On a motion to revise the decree, which was denied by an order of 15 October 1971, the appellants made much of the fact that Mrs. Pellegrino, Mr. Smith’s daughter, visited Mr. Digges in his office shortly after her father’s death and asked that he represent her and her brother and sister in any matter affecting their father’s estate. No such services were required, other than asking Mr. Digges to obtain a copy of Mr. Smith’s will for which he made no charge. Whether Mr. Digges did or did not act with propriety is not an issue in the case — and even if we assumed that he did not, an assumption which is difficult to make, since his representation of Robert J. Smith, Jr. commenced nearly a year after his last contact with Mrs.

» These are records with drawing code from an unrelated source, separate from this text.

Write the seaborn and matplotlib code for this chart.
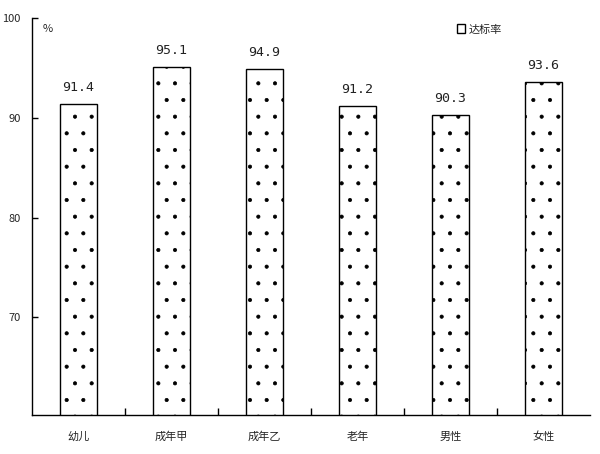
import matplotlib
matplotlib.use("Agg")
import matplotlib.pyplot as plt
import seaborn as sns
import pandas as pd
from matplotlib.patches import Patch

categories = ['幼儿', '成年甲', '成年乙', '老年', '男性', '女性']
rates = [91.4, 95.1, 94.9, 91.2, 90.3, 93.6]
yticks = [70, 80, 90, 100]

sns.set_style('white')
plt.rcParams['font.family'] = ['Noto Sans CJK SC', 'DejaVu Sans']
plt.rcParams['hatch.linewidth'] = 0.5
plt.rcParams['hatch.color'] = '#8a8a8a'

df = pd.DataFrame({'cat': categories, 'rate': rates})

fig = plt.figure(figsize=(6, 4.54), dpi=100)
ax = fig.add_axes([0.053, 0.086, 0.93, 0.874])
sns.barplot(data=df, x='cat', y='rate', ax=ax, width=0.4, color='white',
            edgecolor='black', linewidth=1.0, hatch='.')
ax.set_ylim(60.2, 100)
ax.set_xlim(-0.5, len(categories) - 0.5)
ax.set_yticks(yticks)
ax.set_yticklabels([str(t) for t in yticks], fontsize=8)
ax.set_xticks(range(len(categories)))
ax.set_xticklabels(categories, fontsize=8)
ax.set_xticks([i - 0.5 for i in range(1, len(categories))], minor=True)
ax.tick_params(axis='x', which='major', bottom=True, length=0, pad=12)
ax.tick_params(axis='x', which='minor', bottom=True, direction='in',
               length=5, width=1, color='black')
ax.tick_params(axis='y', left=True, direction='in', length=4, width=1,
               pad=8, color='black')
ax.set_xlabel('')
ax.set_ylabel('')
for s in ['top', 'right']:
    ax.spines[s].set_visible(False)
for s in ['left', 'bottom']:
    ax.spines[s].set_color('black')
    ax.spines[s].set_linewidth(1)

for i, v in enumerate(rates):
    ax.text(i, v + 1.0, f'{v:.1f}', ha='center', va='bottom', fontsize=9.5,
            family='DejaVu Sans Mono', color='#222222')

ax.text(0.02, 0.985, '%', transform=ax.transAxes, fontsize=8, va='top')
ax.legend(handles=[Patch(facecolor='white', edgecolor='black', label='达标率')],
          loc='upper right', bbox_to_anchor=(0.86, 1.01), frameon=False,
          fontsize=8, handlelength=0.7, handleheight=0.9, handletextpad=0.3)

fig.savefig('out.png', dpi=100, facecolor='white')
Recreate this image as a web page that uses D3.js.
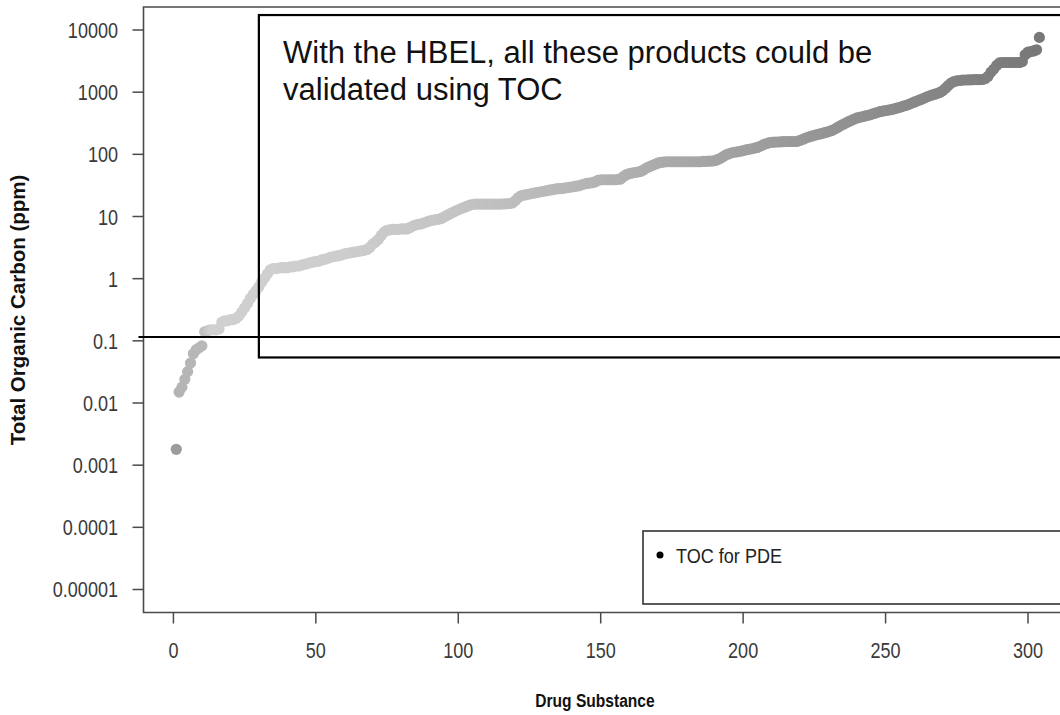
<!DOCTYPE html>
<html>
<head>
<meta charset="utf-8">
<script src="https://cdn.jsdelivr.net/npm/d3@7"></script>
<style>
  body { margin: 0; background: #fff; }
  svg { display: block; }
  .tick-lab { font-family: "Liberation Sans", Arial, sans-serif; fill: #3a3a3a; }
  .title { font-family: "Liberation Sans", Arial, sans-serif; font-weight: bold; fill: #111; }
</style>
</head>
<body>
<svg id="chart" width="1060" height="715"></svg>
<script>
// TOC (ppm) for each drug substance, sorted ascending (index 1..N)
var tocValues = [
  0.0018, 0.015, 0.018, 0.024, 0.032, 0.044, 0.062, 0.072, 0.077, 0.083,
  0.14, 0.145, 0.15, 0.15, 0.15, 0.155, 0.2, 0.21, 0.21, 0.22,
  0.22, 0.23, 0.25, 0.29, 0.34, 0.4, 0.48, 0.56, 0.64, 0.74,
  0.88, 1.02, 1.2, 1.38, 1.45, 1.45, 1.48, 1.5, 1.5, 1.5,
  1.55, 1.55, 1.6, 1.6, 1.65, 1.7, 1.75, 1.8, 1.85, 1.9,
  1.9, 2.0, 2.05, 2.1, 2.2, 2.25, 2.3, 2.35, 2.4, 2.5,
  2.55, 2.6, 2.65, 2.7, 2.75, 2.8, 2.85, 2.95, 3.2, 3.6,
  3.9, 4.3, 5.0, 5.6, 6.0, 6.1, 6.2, 6.2, 6.2, 6.3,
  6.3, 6.3, 6.6, 7.0, 7.3, 7.5, 7.6, 7.9, 8.2, 8.5,
  8.7, 8.9, 9.0, 9.3, 9.8, 10.4, 11, 11.6, 12.2, 12.8,
  13.4, 14, 14.6, 15.2, 15.6, 15.8, 15.8, 15.8, 15.8, 15.8,
  15.8, 15.8, 15.8, 15.8, 15.8, 16, 16, 16.2, 16.5, 18,
  20, 21.5, 22, 22.5, 23, 23.5, 24, 24.5, 25, 25.5,
  26, 26.5, 27, 27.5, 28, 28, 28.5, 29, 29.5, 30,
  30.5, 31, 32, 33, 34, 34.5, 35, 36, 38, 39,
  39, 39, 39, 39, 39, 39.5, 40, 44, 47, 49,
  50, 51, 52, 53, 56, 60, 63, 66, 69, 72,
  74, 75, 76, 76, 76, 76, 76, 76, 76, 76,
  76, 76, 76, 76, 76, 77, 77, 78, 78, 79,
  82, 86, 92, 98, 102, 106, 108, 110, 112, 115,
  118, 120, 123, 126, 129, 135, 142, 148, 153, 156,
  157, 158, 159, 160, 160, 161, 161, 161, 162, 168,
  175, 183, 190, 196, 202, 208, 213, 219, 225, 232,
  240, 252, 268, 285, 302, 318, 335, 352, 370, 385,
  395, 405, 415, 425, 440, 455, 470, 485, 495, 505,
  515, 525, 540, 555, 570, 590, 610, 630, 660, 690,
  720, 750, 780, 820, 860, 890, 920, 950, 990, 1050,
  1150, 1280, 1400, 1480, 1520, 1540, 1560, 1570, 1580, 1580,
  1590, 1590, 1590, 1600, 1650, 1800, 2100, 2350, 2700, 2950,
  3000, 3000, 3000, 3000, 3000, 3000, 3000, 3100, 4000, 4400,
  4500, 4600, 4800, 7600
];
var xTicks = [0, 50, 100, 150, 200, 250, 300];
var yTicks = [10000, 1000, 100, 10, 1, 0.1, 0.01, 0.001, 0.0001, 0.00001];
var yTickLabels = ["10000", "1000", "100", "10", "1", "0.1", "0.01", "0.001", "0.0001", "0.00001"];
var hbelLine = 0.115;
var noteLines = ["With the HBEL, all these products could be", "validated using TOC"];
var legendLabel = "TOC for PDE";

var data = tocValues.map(function (v, i) { return { idx: i + 1, toc: v }; });

const svg = d3.select("#chart");
const plot = { left: 143.5, top: 7, bottom: 612.5, right: 1075 };
const narrow = 0.82; // squeeze to mimic Arial Narrow

var x = d3.scaleLinear().domain([-10.5, 316.5]).range([plot.left, plot.right]);
var y = d3.scaleLog().domain([Math.pow(10, -5.37), Math.pow(10, 4.37)]).range([plot.bottom, plot.top]);

// grey shade along the sorted series
var shade = d3.scaleLinear()
    .domain([1, 2, 10, 14, 60, 100, 150, 200, 250, 304])
    .range(["#9c9c9c", "#b4b4b4", "#b8b8b8", "#d0d0d0", "#cdcdcd", "#c4c4c4", "#b3b3b3", "#a0a0a0", "#8c8c8c", "#787878"]);

// points
svg.append("g")
  .selectAll("circle")
  .data(data)
  .enter()
  .append("circle")
  .attr("cx", d => x(d.idx))
  .attr("cy", d => y(d.toc))
  .attr("r", 5.6)
  .attr("fill", d => shade(d.idx));

// plot frame
svg.append("path")
  .attr("d", `M${plot.right},${plot.top}H${plot.left}V${plot.bottom}H${plot.right}`)
  .attr("fill", "none")
  .attr("stroke", "#4a4a4a")
  .attr("stroke-width", 1.6);

// x axis ticks + labels
var xAxis = svg.append("g");
xAxis.selectAll("line").data(xTicks).enter().append("line")
  .attr("x1", d => x(d)).attr("x2", d => x(d))
  .attr("y1", plot.bottom).attr("y2", plot.bottom + 11)
  .attr("stroke", "#4a4a4a").attr("stroke-width", 1.5);
xAxis.selectAll("text").data(xTicks).enter().append("text")
  .attr("class", "tick-lab")
  .attr("transform", d => `translate(${x(d)},658) scale(${narrow},1)`)
  .attr("text-anchor", "middle")
  .style("font-size", "22px")
  .text(d => d);

// y axis ticks + labels
var yAxis = svg.append("g");
yAxis.selectAll("line").data(yTicks).enter().append("line")
  .attr("x1", plot.left - 11).attr("x2", plot.left)
  .attr("y1", d => y(d)).attr("y2", d => y(d))
  .attr("stroke", "#4a4a4a").attr("stroke-width", 1.5);
yAxis.selectAll("text").data(yTicks).enter().append("text")
  .attr("class", "tick-lab")
  .attr("transform", d => `translate(118,${y(d) + 8}) scale(${narrow},1)`)
  .attr("text-anchor", "end")
  .style("font-size", "22px")
  .text((d, i) => yTickLabels[i]);

// axis titles
svg.append("text")
  .attr("class", "title")
  .attr("transform", `translate(595,707) scale(${narrow},1)`)
  .attr("text-anchor", "middle")
  .style("font-size", "19px")
  .text("Drug Substance");

svg.append("text")
  .attr("class", "title")
  .attr("transform", "translate(25,310) rotate(-90)")
  .attr("text-anchor", "middle")
  .style("font-size", "20.5px")
  .text("Total Organic Carbon (ppm)");

// HBEL threshold line
svg.append("line")
  .attr("x1", plot.left - 5).attr("x2", plot.right)
  .attr("y1", y(hbelLine)).attr("y2", y(hbelLine))
  .attr("stroke", "#000").attr("stroke-width", 2);

// annotation box
var boxX = 30, boxTop = 17400, boxBottom = 0.054;
svg.append("rect")
  .attr("x", x(boxX)).attr("y", y(boxTop))
  .attr("width", plot.right - x(boxX))
  .attr("height", y(boxBottom) - y(boxTop))
  .attr("fill", "none")
  .attr("stroke", "#000").attr("stroke-width", 2.2);

svg.append("g").selectAll("text")
  .data(noteLines).enter().append("text")
  .attr("x", 283).attr("y", (d, i) => 63 + i * 37)
  .style("font-family", "'Liberation Sans', Arial, sans-serif")
  .style("font-size", "31px")
  .attr("fill", "#111")
  .text(d => d);

// legend
var legend = svg.append("g");
legend.append("rect")
  .attr("x", 643).attr("y", 531)
  .attr("width", 440).attr("height", 73)
  .attr("fill", "#fff")
  .attr("stroke", "#333").attr("stroke-width", 1.6);
legend.append("circle")
  .attr("cx", 660).attr("cy", 555).attr("r", 3.5)
  .attr("fill", "#000");
legend.append("text")
  .attr("class", "tick-lab")
  .attr("transform", `translate(676,563) scale(0.86,1)`)
  .style("font-size", "21px")
  .style("fill", "#222")
  .text(legendLabel);
</script>
</body>
</html>
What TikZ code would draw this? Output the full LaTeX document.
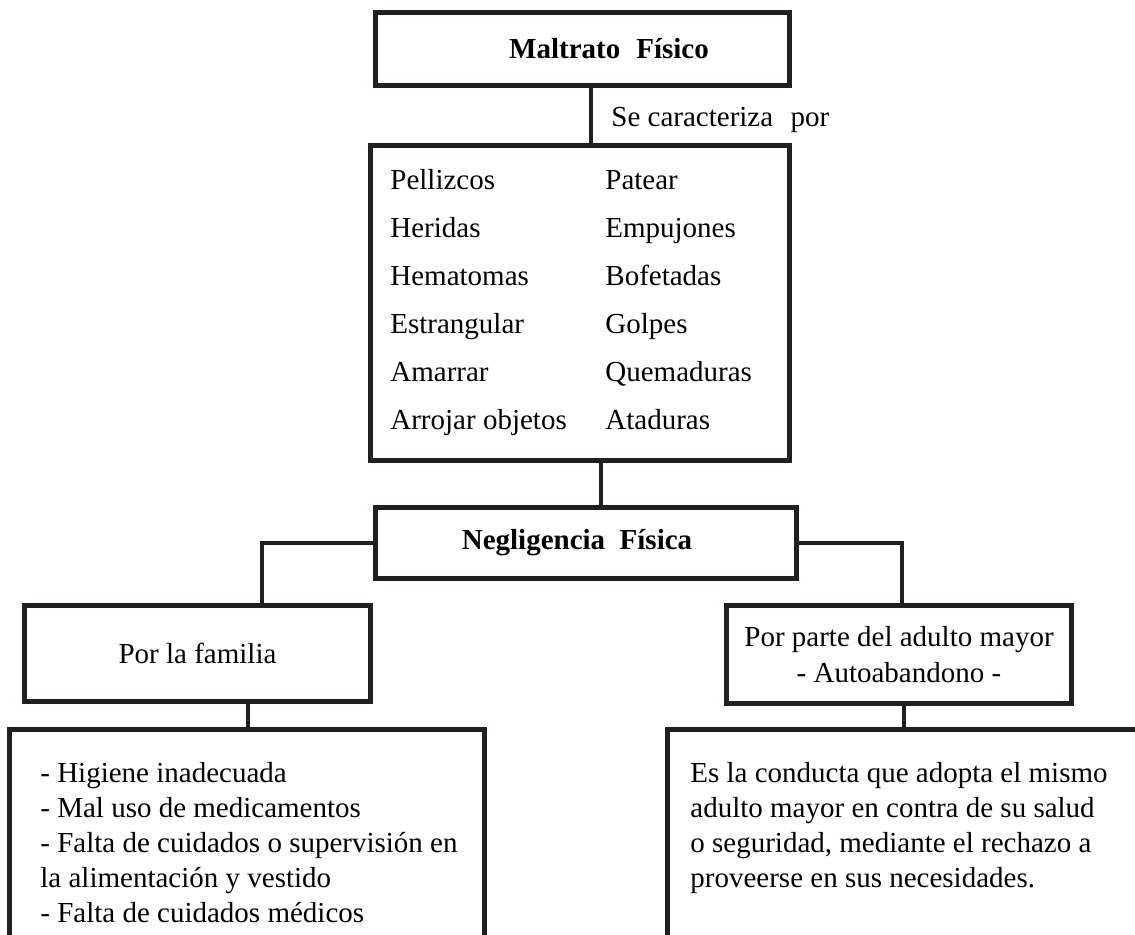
\documentclass[tikz,border=0pt]{standalone}
\usepackage{fontspec}
\setmainfont{Liberation Serif}
\usepackage{tikz}
\definecolor{linegray}{RGB}{35,31,32}

\begin{document}
\begin{tikzpicture}[
        x=0.5pt, y=-0.5pt,
        boxnode/.style={draw=linegray, line width=2.5pt, inner sep=0pt, align=center,
            font=\fontsize{14.5pt}{18pt}\selectfont},
        link/.style={draw=linegray, line width=2.4pt},
        listtext/.style={inner sep=0pt, anchor=base west,
            font=\fontsize{14.5pt}{24pt}\selectfont},
        paratext/.style={inner sep=0pt, anchor=base west,
            font=\fontsize{14.5pt}{17.5pt}\selectfont}
    ]
    \useasboundingbox (0,0) rectangle (1135,934);
    % boxes
    \node[boxnode, minimum width=207pt, minimum height=36.5pt] (mft) at (582.5,49)
        {\hspace*{26.5pt}\textbf{Maltrato\hspace{0.55em}Físico}};
    \node[boxnode, minimum width=209.5pt, minimum height=157.5pt] (lst) at (580,303) {};
    \node[boxnode, minimum width=210.5pt, minimum height=35.5pt] (neg) at (586,543)
        {\textbf{Negligencia\hspace{0.5em}Física}\hspace*{9pt}};
    \node[boxnode, minimum width=173pt, minimum height=48pt] (fam) at (197.5,653.5) {Por la familia};
    \node[boxnode, minimum width=172.5pt, minimum height=49pt] (adm) at (899,654.5)
        {Por parte del adulto mayor\\- Autoabandono -};
    \node[boxnode, minimum width=237.5pt, minimum height=115.25pt] (fbx) at (247,844.75) {};
    \node[boxnode, minimum width=235.5pt, minimum height=115.25pt] (abx) at (903,844.75) {};
    % texts
    \node[inner sep=0pt, anchor=base west, font=\fontsize{14.5pt}{18pt}\selectfont] (car) at (611,126)
        {Se caracteriza\hspace{0.6em}por};
    \node[listtext] (items) at (390,189) {\begin{tabular}[t]{@{}p{107.5pt}@{}l@{}}
        Pellizcos & Patear\\
        Heridas & Empujones\\
        Hematomas & Bofetadas\\
        Estrangular & Golpes\\
        Amarrar & Quemaduras\\
        Arrojar objetos & Ataduras
        \end{tabular}};
    \node[paratext] (ftx) at (40,782) {\begin{tabular}[t]{@{}l@{}}
        - Higiene inadecuada\\
        - Mal uso de medicamentos\\
        - Falta de cuidados o supervisión en\\
        la alimentación y vestido\\
        - Falta de cuidados médicos
        \end{tabular}};
    \node[paratext] (atx) at (690,782) {\begin{tabular}[t]{@{}l@{}}
        Es la conducta que adopta el mismo\\
        adulto mayor en contra de su salud\\
        o seguridad, mediante el rechazo a\\
        proveerse en sus necesidades.
        \end{tabular}};
    % connectors
    \draw[link] ([xshift=4.25pt]mft.south) -- ([xshift=4.25pt]mft.south |- lst.north);
    \draw[link] ([xshift=10.5pt]lst.south) -- ([xshift=10.5pt]lst.south |- neg.north);
    \draw[link] (neg.west) -| ([xshift=32.25pt]fam.north);
    \draw[link] (neg.east) -| ([xshift=1.5pt]adm.north);
    \draw[link] ([xshift=25.25pt]fam.south) -- ([xshift=25.25pt]fam.south |- fbx.north);
    \draw[link] ([xshift=2.5pt]adm.south) -- ([xshift=2.5pt]adm.south |- abx.north);
\end{tikzpicture}
\end{document}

Pellegrino, an impropriety in which Smith was in no way involved should not be permitted to prejudice whatever rights he had.

Decree and order affirmed, costs to be paid by appellants. 
      
      . On 18 November 1969, the orphans’ court extended the time within which Mrs. Smith could make her election to 22 April 1970; on 7 April 1970, to 22 August 1970; on 21 July 1970, to 21 August 1971, and on 17 August 1971, denied any further extension.